[Short exercise]:
Can you output the material exactly as written, minus any pictures it holds?

[Extracted entries]:
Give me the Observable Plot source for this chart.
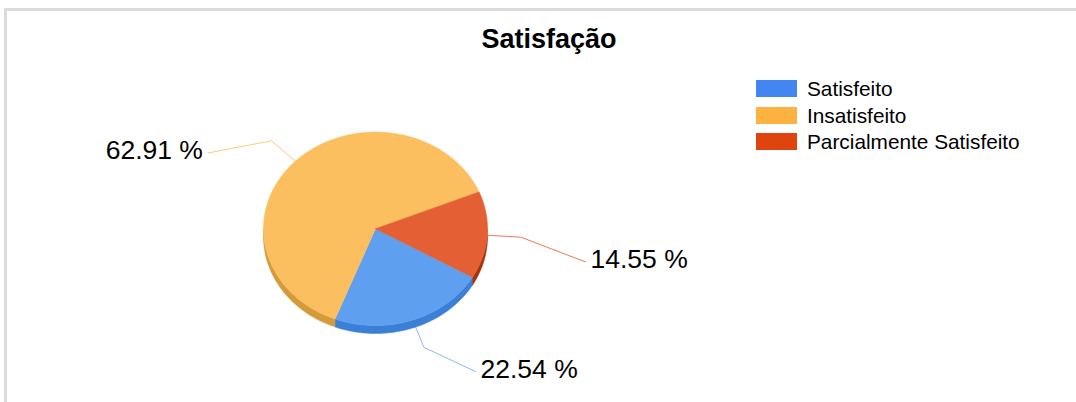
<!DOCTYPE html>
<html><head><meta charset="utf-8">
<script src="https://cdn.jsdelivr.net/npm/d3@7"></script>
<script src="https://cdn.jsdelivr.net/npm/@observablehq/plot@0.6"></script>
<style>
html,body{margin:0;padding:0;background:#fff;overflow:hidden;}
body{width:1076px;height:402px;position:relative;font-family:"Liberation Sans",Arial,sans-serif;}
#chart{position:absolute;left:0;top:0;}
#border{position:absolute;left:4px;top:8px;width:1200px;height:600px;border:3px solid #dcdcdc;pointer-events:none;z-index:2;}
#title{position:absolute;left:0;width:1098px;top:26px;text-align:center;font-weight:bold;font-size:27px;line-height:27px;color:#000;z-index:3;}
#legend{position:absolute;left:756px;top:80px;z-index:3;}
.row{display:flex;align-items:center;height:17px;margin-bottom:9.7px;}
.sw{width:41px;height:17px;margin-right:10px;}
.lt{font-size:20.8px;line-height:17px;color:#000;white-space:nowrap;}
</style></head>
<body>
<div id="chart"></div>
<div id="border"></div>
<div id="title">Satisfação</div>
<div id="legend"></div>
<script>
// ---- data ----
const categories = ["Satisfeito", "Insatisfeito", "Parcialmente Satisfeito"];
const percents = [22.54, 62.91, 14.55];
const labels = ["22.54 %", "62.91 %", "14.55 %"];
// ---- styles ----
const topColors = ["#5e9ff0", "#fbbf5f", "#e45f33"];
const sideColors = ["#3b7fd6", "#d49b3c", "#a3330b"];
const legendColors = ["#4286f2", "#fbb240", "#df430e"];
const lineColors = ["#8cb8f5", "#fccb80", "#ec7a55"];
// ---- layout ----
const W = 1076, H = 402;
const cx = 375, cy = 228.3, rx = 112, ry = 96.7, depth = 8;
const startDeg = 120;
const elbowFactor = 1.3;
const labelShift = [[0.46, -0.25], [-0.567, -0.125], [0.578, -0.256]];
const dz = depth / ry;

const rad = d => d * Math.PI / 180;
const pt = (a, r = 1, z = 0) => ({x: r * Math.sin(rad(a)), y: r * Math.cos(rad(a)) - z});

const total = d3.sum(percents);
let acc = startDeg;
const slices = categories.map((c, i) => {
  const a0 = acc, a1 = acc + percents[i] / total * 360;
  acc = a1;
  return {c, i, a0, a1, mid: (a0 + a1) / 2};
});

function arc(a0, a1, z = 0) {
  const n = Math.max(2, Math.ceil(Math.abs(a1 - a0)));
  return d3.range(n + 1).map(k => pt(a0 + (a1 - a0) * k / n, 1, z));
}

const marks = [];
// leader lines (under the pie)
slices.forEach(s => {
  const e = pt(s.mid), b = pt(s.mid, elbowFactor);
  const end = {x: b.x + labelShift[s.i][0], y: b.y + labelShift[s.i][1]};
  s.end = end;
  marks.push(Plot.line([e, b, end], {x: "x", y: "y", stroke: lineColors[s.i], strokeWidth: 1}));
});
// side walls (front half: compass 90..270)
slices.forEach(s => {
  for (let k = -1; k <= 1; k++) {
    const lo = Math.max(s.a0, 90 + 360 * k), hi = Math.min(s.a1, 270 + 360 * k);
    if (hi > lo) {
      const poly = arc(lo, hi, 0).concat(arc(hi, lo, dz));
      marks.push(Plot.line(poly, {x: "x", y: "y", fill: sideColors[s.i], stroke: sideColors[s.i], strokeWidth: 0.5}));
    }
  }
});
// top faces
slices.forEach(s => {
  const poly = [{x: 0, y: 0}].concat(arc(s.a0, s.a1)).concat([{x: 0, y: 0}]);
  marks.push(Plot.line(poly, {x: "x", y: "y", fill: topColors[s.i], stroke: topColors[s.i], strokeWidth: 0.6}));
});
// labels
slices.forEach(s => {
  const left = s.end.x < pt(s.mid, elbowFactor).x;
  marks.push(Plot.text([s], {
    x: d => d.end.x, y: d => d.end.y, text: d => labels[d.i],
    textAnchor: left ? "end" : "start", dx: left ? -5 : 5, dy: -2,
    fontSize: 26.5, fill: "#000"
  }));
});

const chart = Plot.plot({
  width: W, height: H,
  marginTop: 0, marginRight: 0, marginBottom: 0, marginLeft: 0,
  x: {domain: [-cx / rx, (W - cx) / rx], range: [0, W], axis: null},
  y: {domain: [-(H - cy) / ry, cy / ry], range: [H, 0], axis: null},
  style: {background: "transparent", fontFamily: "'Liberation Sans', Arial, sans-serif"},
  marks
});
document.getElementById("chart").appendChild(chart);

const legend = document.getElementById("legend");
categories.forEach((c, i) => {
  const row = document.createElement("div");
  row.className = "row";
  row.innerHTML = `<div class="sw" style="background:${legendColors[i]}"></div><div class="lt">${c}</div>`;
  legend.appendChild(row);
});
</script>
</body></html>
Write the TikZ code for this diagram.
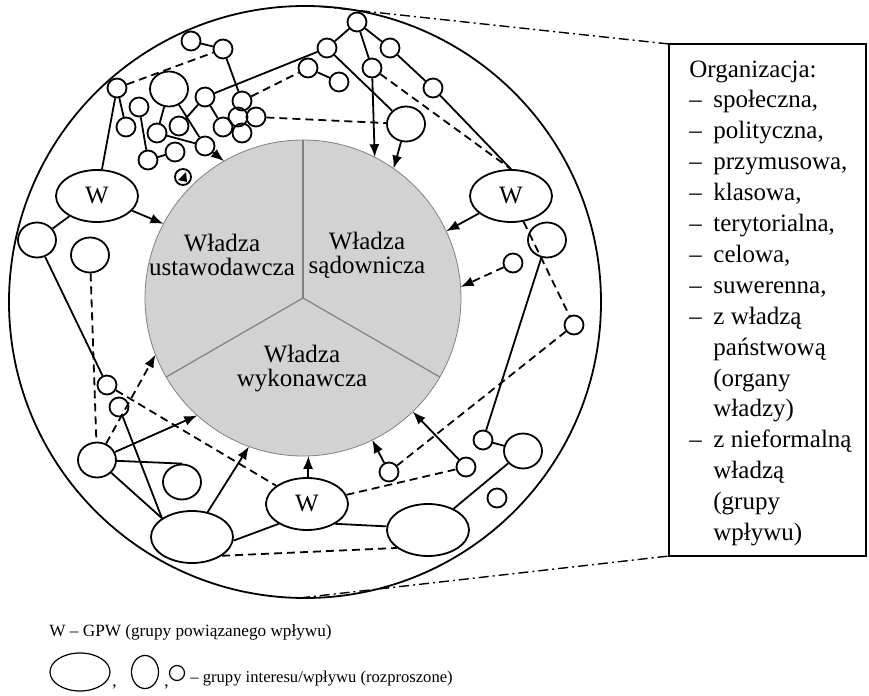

[Answer to this exercise]:
Give me the Observable Plot source for this chart.
<!DOCTYPE html>
<html><head><meta charset="utf-8">
<script src="https://cdn.jsdelivr.net/npm/d3@7"></script>
<script src="https://cdn.jsdelivr.net/npm/@observablehq/plot@0.6"></script>
<style>
html,body{margin:0;padding:0;background:#fff;overflow:hidden;}
body{width:1076px;height:402px;position:relative;font-family:"Liberation Sans",Arial,sans-serif;}
#chart{position:absolute;left:0;top:0;}
#border{position:absolute;left:4px;top:8px;width:1200px;height:600px;border:3px solid #dcdcdc;pointer-events:none;z-index:2;}
#title{position:absolute;left:0;width:1098px;top:26px;text-align:center;font-weight:bold;font-size:27px;line-height:27px;color:#000;z-index:3;}
#legend{position:absolute;left:756px;top:80px;z-index:3;}
.row{display:flex;align-items:center;height:17px;margin-bottom:9.7px;}
.sw{width:41px;height:17px;margin-right:10px;}
.lt{font-size:20.8px;line-height:17px;color:#000;white-space:nowrap;}
</style></head>
<body>
<div id="chart"></div>
<div id="border"></div>
<div id="title">Satisfação</div>
<div id="legend"></div>
<script>
// ---- data ----
const categories = ["Satisfeito", "Insatisfeito", "Parcialmente Satisfeito"];
const percents = [22.54, 62.91, 14.55];
const labels = ["22.54 %", "62.91 %", "14.55 %"];
// ---- styles ----
const topColors = ["#5e9ff0", "#fbbf5f", "#e45f33"];
const sideColors = ["#3b7fd6", "#d49b3c", "#a3330b"];
const legendColors = ["#4286f2", "#fbb240", "#df430e"];
const lineColors = ["#8cb8f5", "#fccb80", "#ec7a55"];
// ---- layout ----
const W = 1076, H = 402;
const cx = 375, cy = 228.3, rx = 112, ry = 96.7, depth = 8;
const startDeg = 120;
const elbowFactor = 1.3;
const labelShift = [[0.46, -0.25], [-0.567, -0.125], [0.578, -0.256]];
const dz = depth / ry;

const rad = d => d * Math.PI / 180;
const pt = (a, r = 1, z = 0) => ({x: r * Math.sin(rad(a)), y: r * Math.cos(rad(a)) - z});

const total = d3.sum(percents);
let acc = startDeg;
const slices = categories.map((c, i) => {
  const a0 = acc, a1 = acc + percents[i] / total * 360;
  acc = a1;
  return {c, i, a0, a1, mid: (a0 + a1) / 2};
});

function arc(a0, a1, z = 0) {
  const n = Math.max(2, Math.ceil(Math.abs(a1 - a0)));
  return d3.range(n + 1).map(k => pt(a0 + (a1 - a0) * k / n, 1, z));
}

const marks = [];
// leader lines (under the pie)
slices.forEach(s => {
  const e = pt(s.mid), b = pt(s.mid, elbowFactor);
  const end = {x: b.x + labelShift[s.i][0], y: b.y + labelShift[s.i][1]};
  s.end = end;
  marks.push(Plot.line([e, b, end], {x: "x", y: "y", stroke: lineColors[s.i], strokeWidth: 1}));
});
// side walls (front half: compass 90..270)
slices.forEach(s => {
  for (let k = -1; k <= 1; k++) {
    const lo = Math.max(s.a0, 90 + 360 * k), hi = Math.min(s.a1, 270 + 360 * k);
    if (hi > lo) {
      const poly = arc(lo, hi, 0).concat(arc(hi, lo, dz));
      marks.push(Plot.line(poly, {x: "x", y: "y", fill: sideColors[s.i], stroke: sideColors[s.i], strokeWidth: 0.5}));
    }
  }
});
// top faces
slices.forEach(s => {
  const poly = [{x: 0, y: 0}].concat(arc(s.a0, s.a1)).concat([{x: 0, y: 0}]);
  marks.push(Plot.line(poly, {x: "x", y: "y", fill: topColors[s.i], stroke: topColors[s.i], strokeWidth: 0.6}));
});
// labels
slices.forEach(s => {
  const left = s.end.x < pt(s.mid, elbowFactor).x;
  marks.push(Plot.text([s], {
    x: d => d.end.x, y: d => d.end.y, text: d => labels[d.i],
    textAnchor: left ? "end" : "start", dx: left ? -5 : 5, dy: -2,
    fontSize: 26.5, fill: "#000"
  }));
});

const chart = Plot.plot({
  width: W, height: H,
  marginTop: 0, marginRight: 0, marginBottom: 0, marginLeft: 0,
  x: {domain: [-cx / rx, (W - cx) / rx], range: [0, W], axis: null},
  y: {domain: [-(H - cy) / ry, cy / ry], range: [H, 0], axis: null},
  style: {background: "transparent", fontFamily: "'Liberation Sans', Arial, sans-serif"},
  marks
});
document.getElementById("chart").appendChild(chart);

const legend = document.getElementById("legend");
categories.forEach((c, i) => {
  const row = document.createElement("div");
  row.className = "row";
  row.innerHTML = `<div class="sw" style="background:${legendColors[i]}"></div><div class="lt">${c}</div>`;
  legend.appendChild(row);
});
</script>
</body></html>
Write the TikZ code for this diagram.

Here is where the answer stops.